▸ **GIVEN PROBLEM**
The data below should be printed in full, exactly, and without any of its images.

▸ **Rows from a dataset of charts and code**
++++

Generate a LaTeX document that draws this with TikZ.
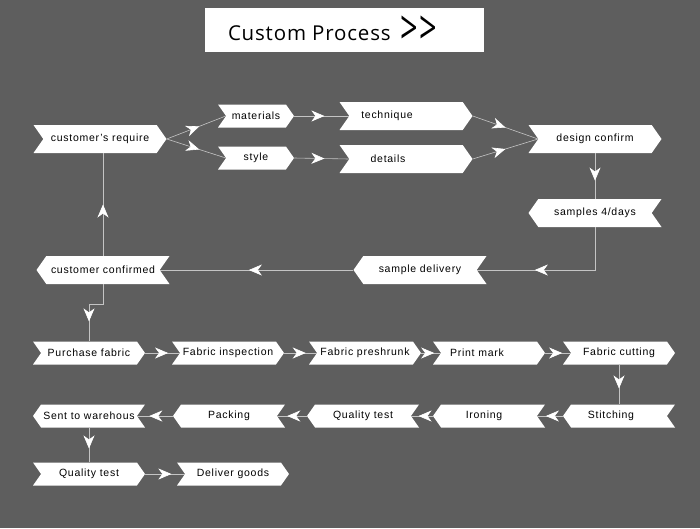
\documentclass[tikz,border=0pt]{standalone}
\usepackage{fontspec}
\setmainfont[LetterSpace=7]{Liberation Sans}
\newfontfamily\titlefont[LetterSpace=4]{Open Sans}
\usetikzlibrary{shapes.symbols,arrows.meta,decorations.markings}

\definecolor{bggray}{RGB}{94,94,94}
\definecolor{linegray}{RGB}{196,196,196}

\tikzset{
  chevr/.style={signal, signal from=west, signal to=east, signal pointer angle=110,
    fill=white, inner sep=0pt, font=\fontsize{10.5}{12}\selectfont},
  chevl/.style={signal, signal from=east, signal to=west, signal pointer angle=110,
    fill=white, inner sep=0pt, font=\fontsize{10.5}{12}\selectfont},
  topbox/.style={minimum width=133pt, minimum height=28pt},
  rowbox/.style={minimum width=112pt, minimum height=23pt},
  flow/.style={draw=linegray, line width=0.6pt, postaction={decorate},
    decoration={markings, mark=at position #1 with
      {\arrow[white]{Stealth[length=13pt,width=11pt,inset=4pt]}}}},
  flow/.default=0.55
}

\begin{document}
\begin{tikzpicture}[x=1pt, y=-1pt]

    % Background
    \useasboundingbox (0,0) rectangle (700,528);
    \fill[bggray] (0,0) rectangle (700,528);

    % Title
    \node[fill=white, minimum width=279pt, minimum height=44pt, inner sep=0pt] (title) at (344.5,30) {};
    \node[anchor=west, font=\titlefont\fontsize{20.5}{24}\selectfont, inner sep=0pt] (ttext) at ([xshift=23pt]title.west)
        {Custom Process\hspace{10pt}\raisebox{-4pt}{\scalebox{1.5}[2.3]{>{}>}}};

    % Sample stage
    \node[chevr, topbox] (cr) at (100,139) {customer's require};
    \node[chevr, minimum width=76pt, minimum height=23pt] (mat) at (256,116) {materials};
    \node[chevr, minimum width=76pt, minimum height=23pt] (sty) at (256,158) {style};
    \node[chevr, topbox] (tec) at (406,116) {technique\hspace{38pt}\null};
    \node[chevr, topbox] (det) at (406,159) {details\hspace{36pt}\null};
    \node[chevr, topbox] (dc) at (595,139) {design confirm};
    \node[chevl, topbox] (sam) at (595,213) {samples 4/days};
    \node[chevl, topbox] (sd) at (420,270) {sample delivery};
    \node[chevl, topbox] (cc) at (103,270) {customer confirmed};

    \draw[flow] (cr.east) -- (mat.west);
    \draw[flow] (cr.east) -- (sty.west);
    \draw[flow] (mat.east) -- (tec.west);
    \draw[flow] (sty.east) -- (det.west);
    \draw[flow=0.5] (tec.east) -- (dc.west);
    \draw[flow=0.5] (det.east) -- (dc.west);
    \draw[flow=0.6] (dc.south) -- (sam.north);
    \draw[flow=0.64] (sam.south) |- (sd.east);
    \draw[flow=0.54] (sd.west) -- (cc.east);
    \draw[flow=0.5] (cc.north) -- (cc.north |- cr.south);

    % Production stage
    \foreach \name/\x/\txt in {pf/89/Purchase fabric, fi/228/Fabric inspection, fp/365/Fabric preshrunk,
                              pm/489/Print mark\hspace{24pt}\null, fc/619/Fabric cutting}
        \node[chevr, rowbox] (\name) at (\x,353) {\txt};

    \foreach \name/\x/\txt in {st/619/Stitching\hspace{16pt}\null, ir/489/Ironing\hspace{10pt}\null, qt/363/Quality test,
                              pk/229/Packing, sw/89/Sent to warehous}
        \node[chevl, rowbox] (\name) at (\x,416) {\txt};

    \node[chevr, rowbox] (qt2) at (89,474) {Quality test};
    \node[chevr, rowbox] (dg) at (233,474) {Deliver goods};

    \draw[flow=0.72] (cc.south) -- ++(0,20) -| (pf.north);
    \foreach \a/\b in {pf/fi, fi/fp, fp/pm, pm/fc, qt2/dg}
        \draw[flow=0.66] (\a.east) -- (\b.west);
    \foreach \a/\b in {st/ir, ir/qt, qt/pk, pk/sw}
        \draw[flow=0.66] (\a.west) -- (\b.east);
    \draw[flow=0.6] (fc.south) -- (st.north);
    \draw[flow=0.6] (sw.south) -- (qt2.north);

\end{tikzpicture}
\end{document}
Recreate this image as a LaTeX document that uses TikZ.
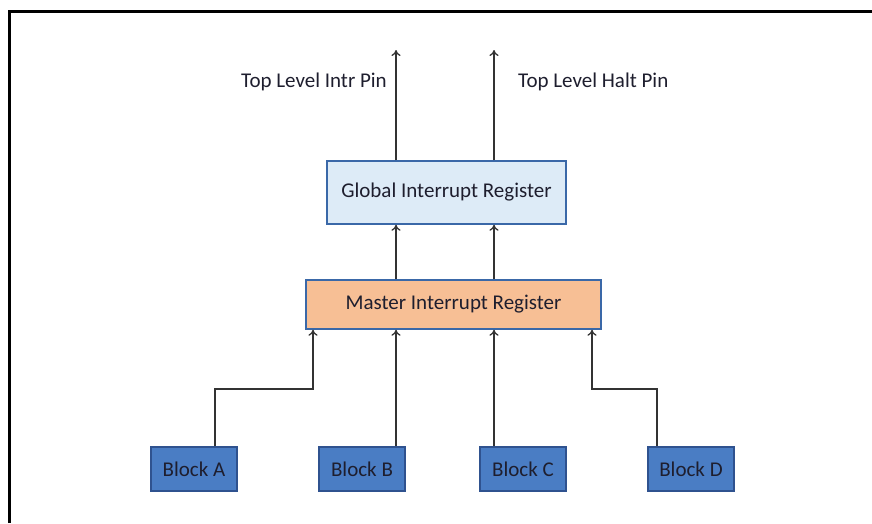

++++

▸ **THE SOLUTION**
Generate a LaTeX document that draws this with TikZ.
\documentclass[tikz,border=0pt]{standalone}
\usepackage{fontspec}
\setmainfont[LetterSpace=7]{Liberation Sans}
\newfontfamily\titlefont[LetterSpace=4]{Open Sans}
\usetikzlibrary{shapes.symbols,arrows.meta,decorations.markings}

\definecolor{bggray}{RGB}{94,94,94}
\definecolor{linegray}{RGB}{196,196,196}

\tikzset{
  chevr/.style={signal, signal from=west, signal to=east, signal pointer angle=110,
    fill=white, inner sep=0pt, font=\fontsize{10.5}{12}\selectfont},
  chevl/.style={signal, signal from=east, signal to=west, signal pointer angle=110,
    fill=white, inner sep=0pt, font=\fontsize{10.5}{12}\selectfont},
  topbox/.style={minimum width=133pt, minimum height=28pt},
  rowbox/.style={minimum width=112pt, minimum height=23pt},
  flow/.style={draw=linegray, line width=0.6pt, postaction={decorate},
    decoration={markings, mark=at position #1 with
      {\arrow[white]{Stealth[length=13pt,width=11pt,inset=4pt]}}}},
  flow/.default=0.55
}

\begin{document}
\begin{tikzpicture}[x=1pt, y=-1pt]

    % Background
    \useasboundingbox (0,0) rectangle (700,528);
    \fill[bggray] (0,0) rectangle (700,528);

    % Title
    \node[fill=white, minimum width=279pt, minimum height=44pt, inner sep=0pt] (title) at (344.5,30) {};
    \node[anchor=west, font=\titlefont\fontsize{20.5}{24}\selectfont, inner sep=0pt] (ttext) at ([xshift=23pt]title.west)
        {Custom Process\hspace{10pt}\raisebox{-4pt}{\scalebox{1.5}[2.3]{>{}>}}};

    % Sample stage
    \node[chevr, topbox] (cr) at (100,139) {customer's require};
    \node[chevr, minimum width=76pt, minimum height=23pt] (mat) at (256,116) {materials};
    \node[chevr, minimum width=76pt, minimum height=23pt] (sty) at (256,158) {style};
    \node[chevr, topbox] (tec) at (406,116) {technique\hspace{38pt}\null};
    \node[chevr, topbox] (det) at (406,159) {details\hspace{36pt}\null};
    \node[chevr, topbox] (dc) at (595,139) {design confirm};
    \node[chevl, topbox] (sam) at (595,213) {samples 4/days};
    \node[chevl, topbox] (sd) at (420,270) {sample delivery};
    \node[chevl, topbox] (cc) at (103,270) {customer confirmed};

    \draw[flow] (cr.east) -- (mat.west);
    \draw[flow] (cr.east) -- (sty.west);
    \draw[flow] (mat.east) -- (tec.west);
    \draw[flow] (sty.east) -- (det.west);
    \draw[flow=0.5] (tec.east) -- (dc.west);
    \draw[flow=0.5] (det.east) -- (dc.west);
    \draw[flow=0.6] (dc.south) -- (sam.north);
    \draw[flow=0.64] (sam.south) |- (sd.east);
    \draw[flow=0.54] (sd.west) -- (cc.east);
    \draw[flow=0.5] (cc.north) -- (cc.north |- cr.south);

    % Production stage
    \foreach \name/\x/\txt in {pf/89/Purchase fabric, fi/228/Fabric inspection, fp/365/Fabric preshrunk,
                              pm/489/Print mark\hspace{24pt}\null, fc/619/Fabric cutting}
        \node[chevr, rowbox] (\name) at (\x,353) {\txt};

    \foreach \name/\x/\txt in {st/619/Stitching\hspace{16pt}\null, ir/489/Ironing\hspace{10pt}\null, qt/363/Quality test,
                              pk/229/Packing, sw/89/Sent to warehous}
        \node[chevl, rowbox] (\name) at (\x,416) {\txt};

    \node[chevr, rowbox] (qt2) at (89,474) {Quality test};
    \node[chevr, rowbox] (dg) at (233,474) {Deliver goods};

    \draw[flow=0.72] (cc.south) -- ++(0,20) -| (pf.north);
    \foreach \a/\b in {pf/fi, fi/fp, fp/pm, pm/fc, qt2/dg}
        \draw[flow=0.66] (\a.east) -- (\b.west);
    \foreach \a/\b in {st/ir, ir/qt, qt/pk, pk/sw}
        \draw[flow=0.66] (\a.west) -- (\b.east);
    \draw[flow=0.6] (fc.south) -- (st.north);
    \draw[flow=0.6] (sw.south) -- (qt2.north);

\end{tikzpicture}
\end{document}
Recreate this image as a LaTeX document that uses TikZ.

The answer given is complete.